(YOUR OBJECTIVE):
Look through the material and copy each line holding "that".

(DATA PROVIDED):
>>

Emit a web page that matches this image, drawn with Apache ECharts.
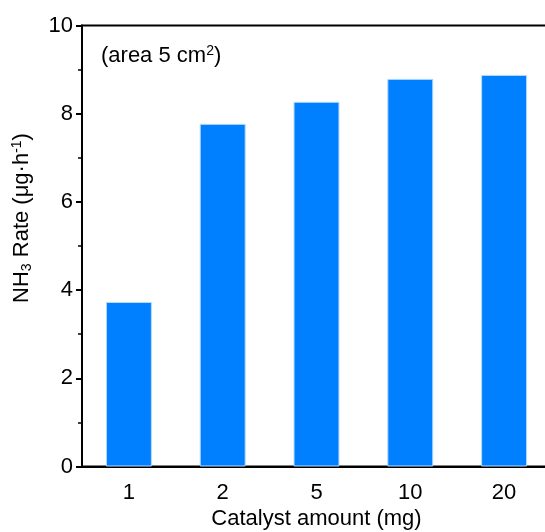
<!DOCTYPE html>
<html>
<head>
<meta charset="utf-8">
<script src="https://cdn.jsdelivr.net/npm/echarts@6/dist/echarts.min.js"></script>
<style>
  html, body { margin: 0; padding: 0; background: #fff; }
  #chart { width: 545px; height: 532px; }
</style>
</head>
<body>
<div id="chart"></div>
<script>
// Catalyst loading (mg) and the NH3 yield rate measured for each
const categories = ['1', '2', '5', '10', '20'];
const rates = [3.73, 7.77, 8.27, 8.79, 8.88];
const yTicks = [0, 2, 4, 6, 8, 10];

const FONT = 'Liberation Sans, Arial, sans-serif';
const chart = echarts.init(document.getElementById('chart'));

chart.setOption({
  animation: false,
  backgroundColor: '#fff',
  grid: {
    left: 82, top: 25.5, bottom: 65.5, width: 469,
    containLabel: false,
    outerBoundsMode: 'none',
    show: true, borderColor: '#000', borderWidth: 2, backgroundColor: 'transparent'
  },
  xAxis: {
    type: 'category',
    data: categories,
    name: 'Catalyst amount (mg)',
    nameLocation: 'middle',
    nameGap: 40,
    nameTextStyle: { fontFamily: FONT, fontSize: 22, color: '#000' },
    axisLine: { lineStyle: { color: '#000', width: 2 } },
    axisTick: { alignWithLabel: true, length: 6, lineStyle: { color: '#000', width: 2 } },
    axisLabel: { fontFamily: FONT, fontSize: 22, color: '#000', margin: 15 },
    splitLine: { show: false }
  },
  yAxis: {
    type: 'value',
    min: yTicks[0],
    max: yTicks[yTicks.length - 1],
    interval: 2,
    name: '{a|NH}{sub|3}{a| Rate (μg·h}{sup|-1}{a|)}',
    nameLocation: 'middle',
    nameGap: 48,
    nameRotate: 90,
    nameTextStyle: {
      fontFamily: FONT, fontSize: 22, color: '#000',
      padding: [0, 0, 0, 56],
      rich: {
        a: { fontFamily: FONT, fontSize: 22, color: '#000' },
        sub: { fontFamily: FONT, fontSize: 14, color: '#000', verticalAlign: 'bottom', padding: [10, 0, 0, 0] },
        sup: { fontFamily: FONT, fontSize: 14, color: '#000', verticalAlign: 'top', padding: [0, 0, 10, 0] }
      }
    },
    axisLine: { show: true, lineStyle: { color: '#000', width: 2 } },
    axisTick: { show: true, length: 6, lineStyle: { color: '#000', width: 2 } },
    minorTick: { show: true, splitNumber: 2, length: 4, lineStyle: { color: '#000', width: 1.5 } },
    axisLabel: { fontFamily: FONT, fontSize: 22, color: '#000', margin: 9 },
    splitLine: { show: false }
  },
  series: [{
    type: 'bar',
    data: rates,
    barWidth: '49%',
    itemStyle: { color: '#007fff', borderColor: '#b5dbff', borderWidth: 1 }
  }],
  graphic: [{
    type: 'text',
    left: 101,
    top: 44,
    style: {
      text: '{a|(area 5 cm}{sup|2}{a|)}',
      rich: {
        a: { fontFamily: FONT, fontSize: 22, fill: '#000' },
        sup: { fontFamily: FONT, fontSize: 14, fill: '#000', verticalAlign: 'top', padding: [0, 0, 10, 0] }
      }
    }
  }]
});
</script>
</body>
</html>
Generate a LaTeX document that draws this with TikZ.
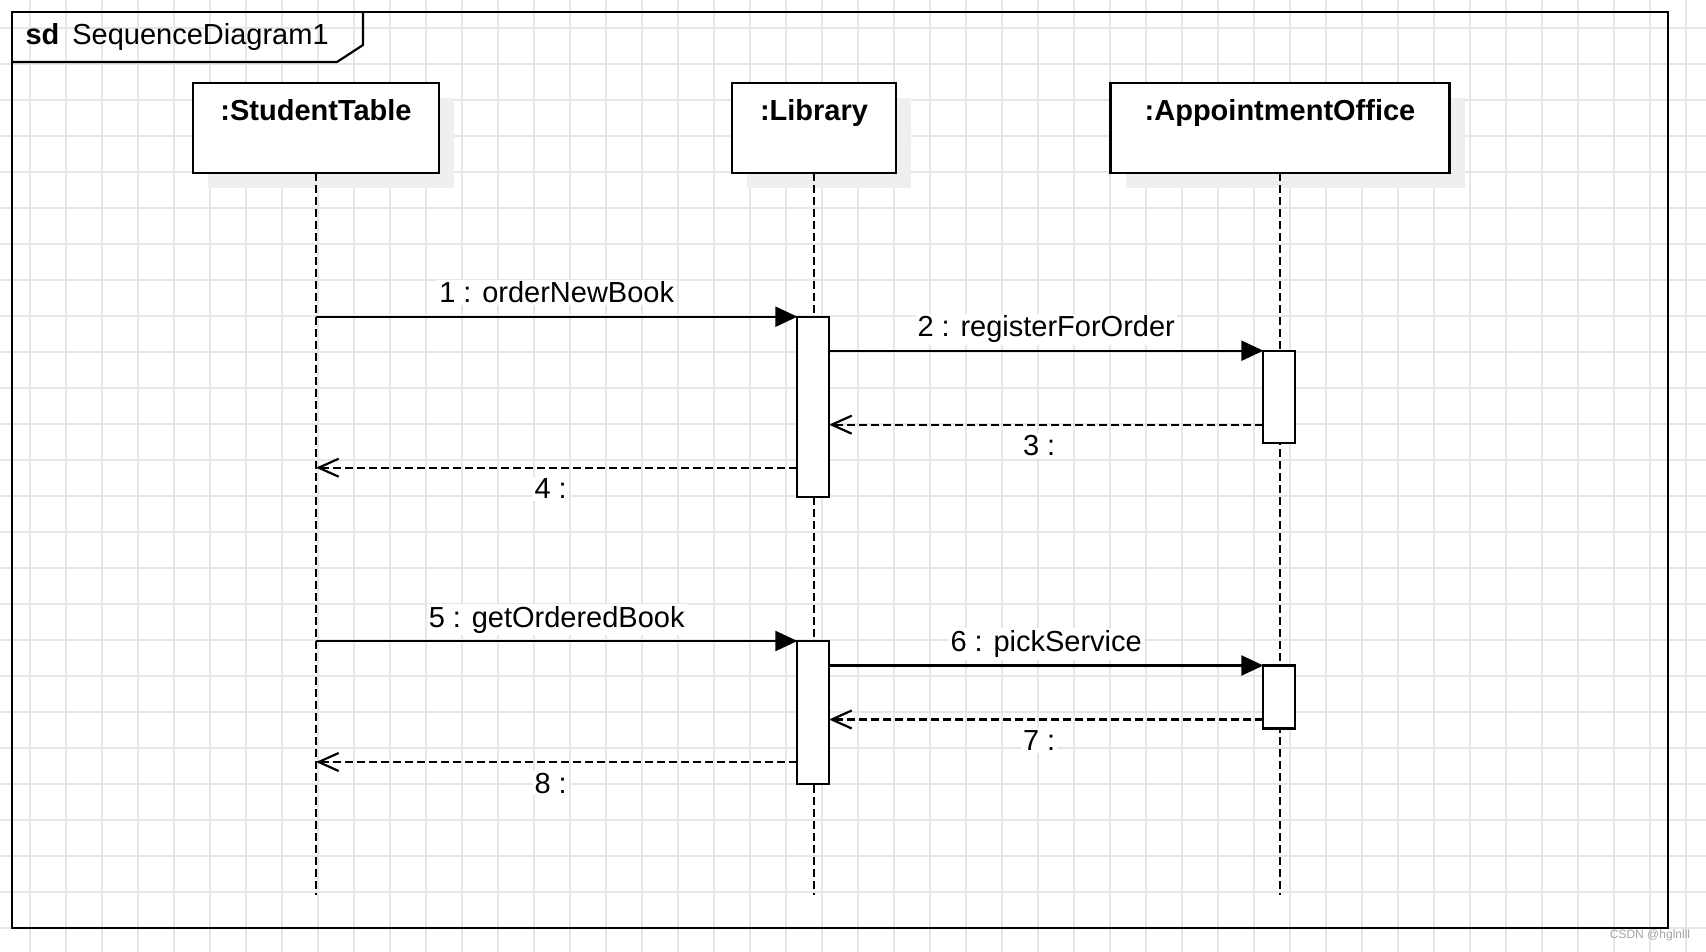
\documentclass[tikz,border=0pt]{standalone}
\usepackage{fontspec}
\setmainfont{Liberation Sans}
\usetikzlibrary{calc,arrows.meta,shadows}
\definecolor{gridline}{HTML}{E6E6E6}
\definecolor{shade}{HTML}{EFEFEF}
\definecolor{stamp}{HTML}{A3A3A3}
\tikzset{
  gridrule/.style={draw=gridline, line width=1.6pt},
  outline/.style={draw=black, line width=2.2pt},
  lifebox/.style={outline, fill=white, inner sep=0pt, outer sep=0pt,
    drop shadow={shadow xshift=15pt, shadow yshift=-15pt, fill=shade, opacity=1}},
  boxname/.style={font=\fontsize{29}{35}\selectfont\bfseries, anchor=base},
  lifeline/.style={draw=black, line width=2.2pt, dash pattern=on 8pt off 4pt},
  actbar/.style={outline, fill=white, inner sep=0pt, outer sep=0pt, minimum width=31.7pt},
  call/.style={draw=black, line width=2.2pt, -{Triangle[length=22pt, width=20pt]}},
  reply/.style={draw=black, line width=2.2pt, dash pattern=on 8pt off 4pt,
    -{Straight Barb[length=20pt, width=18pt]}},
  msglab/.style={font=\fontsize{29}{35}\selectfont, fill=white, inner sep=2pt, anchor=base},
}

\begin{document}
\begin{tikzpicture}[x=1pt, y=-1pt]
\useasboundingbox (0,0) rectangle (1706,952);
\fill[white] (0,0) rectangle (1706,952);
% background grid
\foreach \gx in {30,66,...,1706}
  \draw[gridrule] (\gx,0) -- (\gx,952);
\foreach \gy in {28,64,...,952}
  \draw[gridrule] (0,\gy) -- (1706,\gy);

% frame with its tab
\draw[outline] (12,12) rectangle (1668,928);
\draw[outline] (12,62) -- (337,62) -- (363,45) -- (363,12);
\node[font=\fontsize{29}{35}\selectfont, anchor=base west] (title) at (22,45)
  {\textbf{sd}\hspace{13pt}SequenceDiagram1};

% lifeline heads
\node[lifebox, minimum width=246pt, minimum height=90pt] (st) at (316,128) {};
\node[lifebox, minimum width=164pt, minimum height=90pt] (lib) at (814,128) {};
\node[lifebox, minimum width=339pt, minimum height=90pt] (ao) at (1280,128) {};
\node[boxname] (stname) at ($(st.north)+(0,38)$) {:StudentTable};
\node[boxname] (libname) at ($(lib.north)+(0,38)$) {:Library};
\node[boxname] (aoname) at ($(ao.north)+(0,38)$) {:AppointmentOffice};

\foreach \who in {st,lib,ao}
  \draw[lifeline] (\who.south) -- (\who.south |- 0,895);

% activations
\node[actbar, minimum height=180pt] (la1) at (813.2,406.7) {};
\node[actbar, minimum height=92pt] (aa1) at (1279.2,396.7) {};
\node[actbar, minimum height=143pt] (la2) at (813.2,712.5) {};
\node[actbar, minimum height=63pt] (aa2) at (1279.2,697) {};

\coordinate (r3) at ([yshift=18pt]aa1.south west);
\coordinate (r4) at ([yshift=29pt]la1.south west);
\coordinate (r7) at ([yshift=9pt]aa2.south west);
\coordinate (r8) at ([yshift=22pt]la2.south west);

% messages
\draw[call] (st.south |- la1.north west) -- node[msglab, yshift=14pt] (m1) {1 : orderNewBook} (la1.north west);
\draw[call] (la1.east |- aa1.north) -- node[msglab, yshift=14pt] (m2) {2 : registerForOrder} (aa1.north west);
\draw[reply] (r3) -- node[msglab, yshift=-31pt, xshift=-7pt] (m3) {3 :} (la1.east |- r3);
\draw[reply] (r4) -- node[msglab, yshift=-31pt, xshift=-6pt] (m4) {4 :} (st.south |- r4);
\draw[call] (st.south |- la2.north west) -- node[msglab, yshift=14pt] (m5) {5 : getOrderedBook} (la2.north west);
\draw[call] (la2.east |- aa2.north) -- node[msglab, yshift=14pt] (m6) {6 : pickService} (aa2.north west);
\draw[reply] (r7) -- node[msglab, yshift=-31pt, xshift=-7pt] (m7) {7 :} (la2.east |- r7);
\draw[reply] (r8) -- node[msglab, yshift=-31pt, xshift=-6pt] (m8) {8 :} (st.south |- r8);

\node[font=\fontsize{12}{14}\selectfont, text=stamp] (csdn) at (1650,935) {CSDN @hglnlll};
\end{tikzpicture}
\end{document}
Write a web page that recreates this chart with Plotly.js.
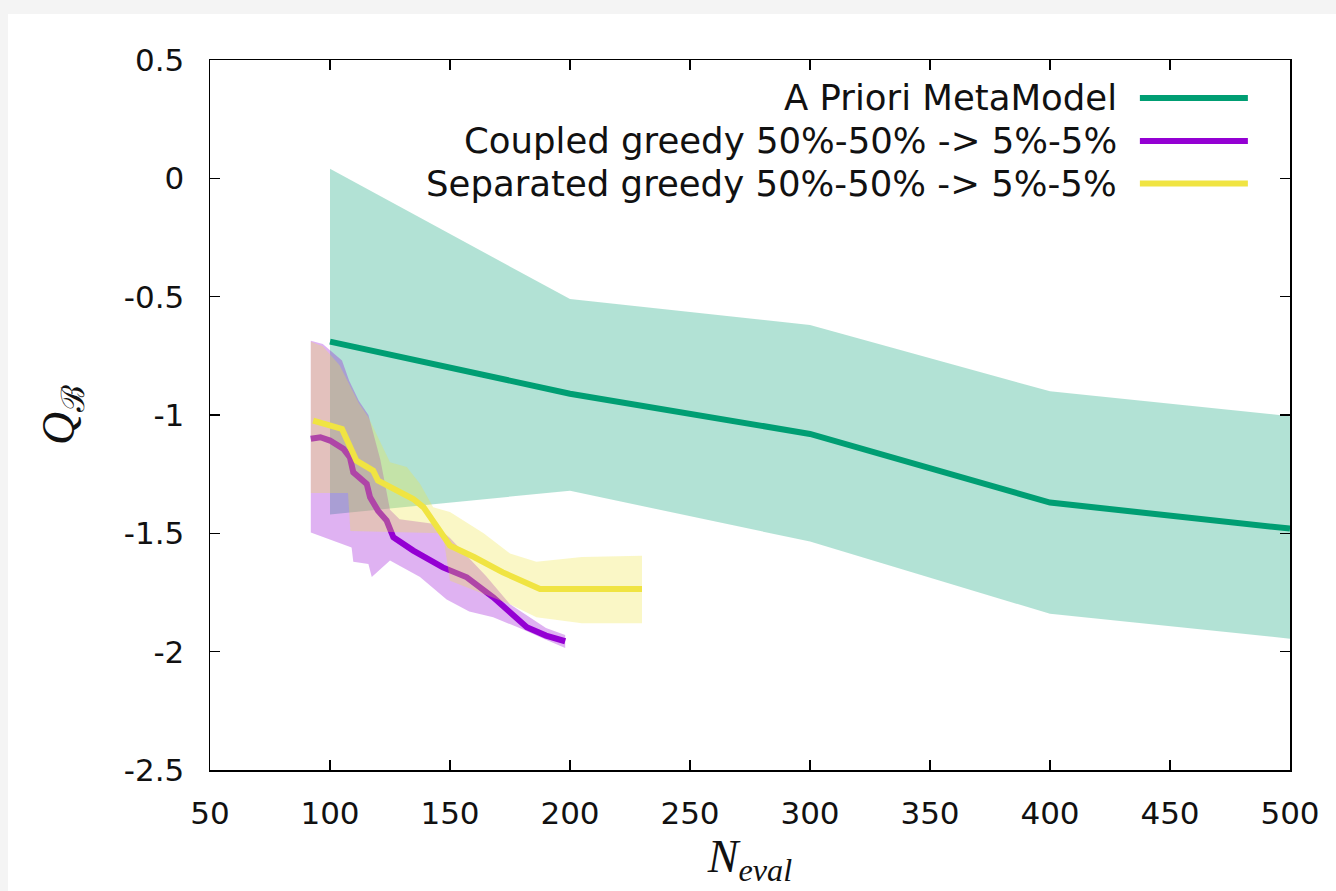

<<

(OUTPUT):
Emit a web page that matches this image, drawn with Apache ECharts.
Generate a LaTeX document that draws this with TikZ.
Write a web page that recreates this chart with Plotly.js.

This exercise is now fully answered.